# How to prove that a function is above a its tangent line using the mean value theorem?

Question:

Let $f(x)$ be a function, $f(x)$ is concave up and has continuous derivative for all $x > 0$. Use the mean value theorem to show that the graph of $y = f(x)$ lies above the tangent line at $x = 0$.

I do not know how to use MVT to prove this, if someone could help me solve this it would be greatly appreciated.
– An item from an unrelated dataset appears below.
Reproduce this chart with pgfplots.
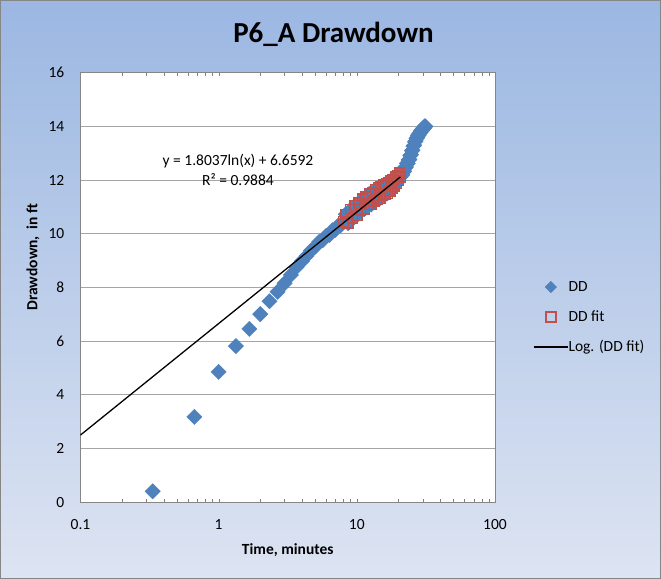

• What is the domain of $f$? – thanasissdr Jul 21 '15 at 0:08

Lemma: If $f$ is concave up on $(a,b)$ and $\xi \in (a,b)$, then for all $x\in (a,b)$ it holds: $$f(x) \ge f(\xi) + (x-\xi)\cdot f'(\xi). \tag{1}$$ *Notice that $y = f(\xi) +(x-\xi)\cdot f'(\xi)$ is the equation of the tangent of $f$ at $x = \xi$.
Proof: Since $f$ is concave up on $(a,b)$, it holds that $f'$ is non - decreasing on $(a,b)$.
• Let $x,\xi \in (a,b)$ with $x\lt \xi$. Applying the Mean Value Theorem (MVT) on $(x,\xi)$, we have that $\exists \xi_1 \in (x,\xi)$ such that: $$\begin{array}[t]{ll}f'(\xi_1) = \dfrac{f(\xi) - f(x) }{\xi -x}\le f'(\xi),&\quad \text{since \xi_1 \lt \xi}\\ f(\xi)- f(x) \le f'(\xi) \cdot (\xi - x),& \quad \text{since x < \xi} \\[2ex] f(x) \ge f'(\xi) \cdot (\xi - x) + f(\xi) \end{array}$$
• Let $x,\xi \in (a,b)$ with $x \gt \xi$. Applying again the MVT, we take the inequality $(1)$.